Weiner-Davis: Good question. DON'T WAIT TO FEEL INCREDIBLY LUSTY. Adopt the Nike philosophy, Just Do It. And there are many good reasons why I am suggesting this. For one thing, as a mother of two children, I know how trying and tiring and burdensome it is to try to be good at everything you do. But if you don't take this situation seriously now, you may not have a family in which to bring up your precious 2 year old.

Sexuality is a very important issue. If you are willing to take the Great American Sex Challenge I guarantee you your life will improve. In addition to becoming more proactive and being responsive to your husband, you might consider going to a sex therapist who can direct you to a doctor who is more informed about potential biological reasons a woman might be lacking desire.

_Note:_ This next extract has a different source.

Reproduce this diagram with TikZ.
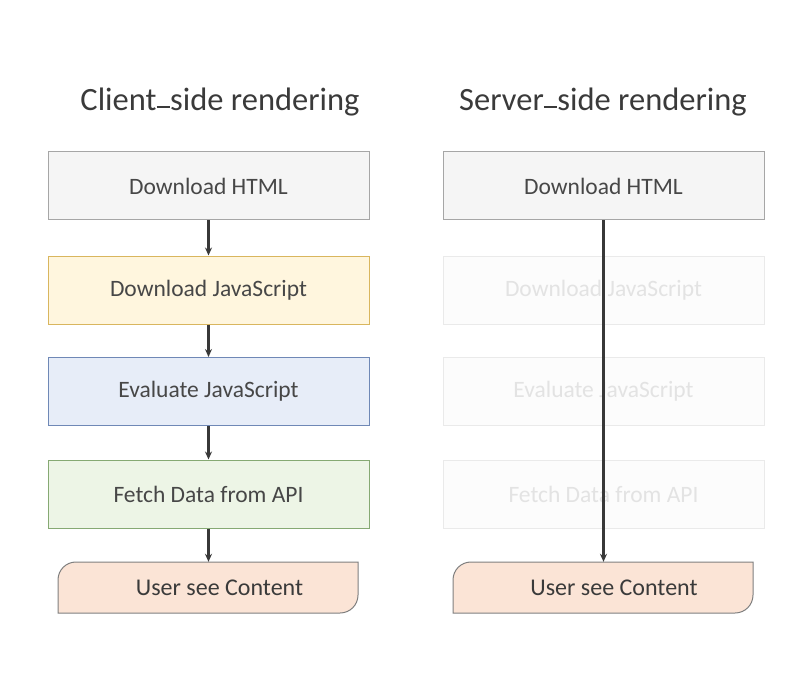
\documentclass[tikz,border=0pt]{standalone}
\usepackage{fontspec}
\setmainfont{Carlito}
\usetikzlibrary{arrows.meta}
\definecolor{txt}{HTML}{474747}
\definecolor{ttl}{HTML}{3A3A3A}
\definecolor{gfill}{HTML}{F5F5F5}
\definecolor{gline}{HTML}{A6A6A6}
\definecolor{yfill}{HTML}{FFF6DE}
\definecolor{yline}{HTML}{D9B65E}
\definecolor{bfill}{HTML}{E7EDF8}
\definecolor{bline}{HTML}{6F88B6}
\definecolor{efill}{HTML}{EDF5E6}
\definecolor{eline}{HTML}{86A973}
\definecolor{pfill}{HTML}{FBE4D6}
\definecolor{pline}{HTML}{7F7F7F}
\definecolor{ffill}{HTML}{FCFCFC}
\definecolor{fline}{HTML}{EAEAEA}
\definecolor{ftxt}{HTML}{E3E3E3}
\definecolor{arr}{HTML}{383838}
\newcommand{\sdash}{\rule[0.08em]{0.42em}{0.06em}}
\tikzset{
  box/.style={rectangle, minimum width=321pt, minimum height=68pt, inner sep=0pt, line width=1pt, font=\fontsize{23.5}{28}\selectfont, text=txt},
  gbox/.style={box, draw=gline, fill=gfill},
  ybox/.style={box, draw=yline, fill=yfill},
  bbox/.style={box, draw=bline, fill=bfill},
  ebox/.style={box, draw=eline, fill=efill},
  fbox/.style={box, draw=fline, fill=ffill, text=ftxt},
  userfrm/.style={draw=pline, fill=pfill, line width=1pt},
  usertxt/.style={font=\fontsize{24}{28}\selectfont, text=ttl, inner sep=0pt},
  ttlstyle/.style={font=\fontsize{32.5}{38}\selectfont, text=ttl, inner sep=0pt},
  flow/.style={draw=arr, line width=2.2pt, -{Stealth[length=8pt,width=7pt]}},
  hold/.style={rectangle, minimum width=300pt, minimum height=51pt, inner sep=0pt}
}
\begin{document}
\begin{tikzpicture}[x=1pt,y=-1pt]
\useasboundingbox (0,0) rectangle (796,682);
% titles
\node[ttlstyle] (t1) at (220,102) {Client\sdash side rendering};
\node[ttlstyle] (t2) at (603,102) {Server\sdash side rendering};
% left column
\node[gbox] (a1) at (208.5,186) {Download HTML};
\node[ybox] (a2) at (208.5,290) {Download JavaScript};
\node[bbox] (a3) at (208.5,391.5) {Evaluate JavaScript};
\node[ebox] (a4) at (208.5,494) {Fetch Data from API};
\draw[userfrm] (58,613) -- (58,580) .. controls (58,570) and (66,562) .. (76,562) -- (358,562) -- (358,595) .. controls (358,605) and (350,613) .. (340,613) -- cycle;
\node[hold] (a5) at (208.5,587.5) {};
\node[usertxt] (a5t) at (219.5,587.5) {User see Content};
% right column
\node[gbox] (b1) at (603.5,186) {Download HTML};
\node[fbox] (b2) at (603.5,290) {Download JavaScript};
\node[fbox] (b3) at (603.5,391.5) {Evaluate JavaScript};
\node[fbox] (b4) at (603.5,494) {Fetch Data from API};
\draw[userfrm] (453,613) -- (453,580) .. controls (453,570) and (461,562) .. (471,562) -- (753,562) -- (753,595) .. controls (753,605) and (745,613) .. (735,613) -- cycle;
\node[hold] (b5) at (603.5,587.5) {};
\node[usertxt] (b5t) at (614,587.5) {User see Content};
% connectors
\draw[flow] (a1) -- (a2);
\draw[flow] (a2) -- (a3);
\draw[flow] (a3) -- (a4);
\draw[flow] (a4) -- (a5);
\draw[flow] (b1) -- (b5);
\end{tikzpicture}
\end{document}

The bottom line is that the road to boosting desire is not a precise science. There is lots of trial and error. The only way you can really create problems is by sticking your head in the sand, hoping it will go away, or telling your husband to take a cold shower. If you are willing to read this book, go to a doctor, or talk to a therapist or begin the journey to boosting desire, you'll be on the path to more closeness and connection with your spouse.

Member: Sounds like all of us on here want to try The Great American Sex Challenge -- tell us how.

Weiner-Davis: Again, for the next two weeks, whether in the mood or not, make your sex life a big priority: initiate sex, flirt, get out of sweat pants, grab your spouse as you pass in the hall, be more physical. And in the next two weeks pay close attention to the ways in which your spouse changes. Then you can report your findings at the message board at

Moderator: We will discuss the results in the near future -- look for an update on WebMD Live. Michele, we are almost out of time. Before we wrap up for today, do you have any final comments for us?

Weiner-Davis: It's really important for anyone chatting with us to know if they are struggling with a sexual desire gap, there are many things they can do to bridge the desire gap. You don't have to live with the distance -- both physical and emotional. You can become the friend and lover you really want to be.